I like being on my own. I also like being in control, what I eat, when I clean. Unfortunately, I still live at home. Dinner is normally ready when I get home. Some may say I’ve got it good, but I’m not always hungry when I walk through the door. I also have to account where I am every night and exactly what time I’ll be home so Mother knows whether to cook for me. I’m not ungrateful but I feel like I have no privacy and can’t make decisions on a whim. God forbid I deviate from the calendar and not follow the system!
I may sound like a social party animal but I’m not. I like time on my own and reading. But in the family home, I don’t always get this privilege. I’m probably coming across as ungrateful. “They’re your family, they care about how you day was.” But the answer is always the same: it was fine. After rough days, I like nothing more than to sit in front of some rubbish on television and forget all about it. If I want to talk, I’ll in the kitchen but my room is my sanctuary. A permission slip is required.

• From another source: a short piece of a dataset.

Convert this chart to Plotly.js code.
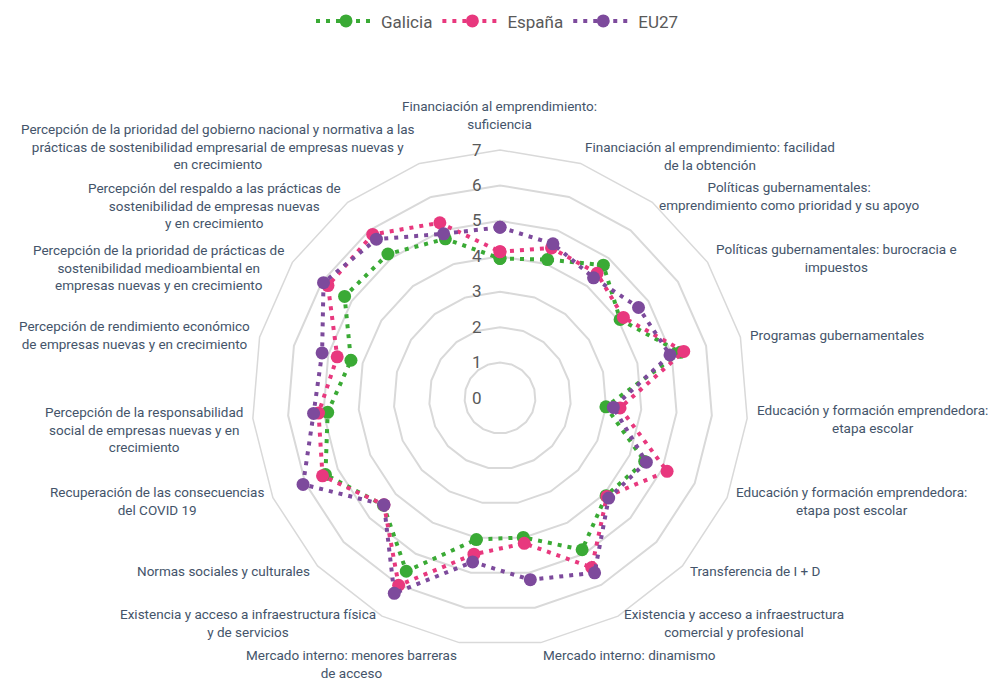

My family have disappeared on holiday and I’ve been left home alone and I couldn’t be happier. Not only can I watch what ever I want on “the downstairs” television and eat what I want. I remember how much I like cooking, but I’m not allowed. In my defence, I offer but they are met with scoffs and eaten with pantomime scenes of dying and choking. This is my idea of a holiday. Two weeks off work, never changing out of my pajamas, doing what I want without having to explain myself. Absolute bliss.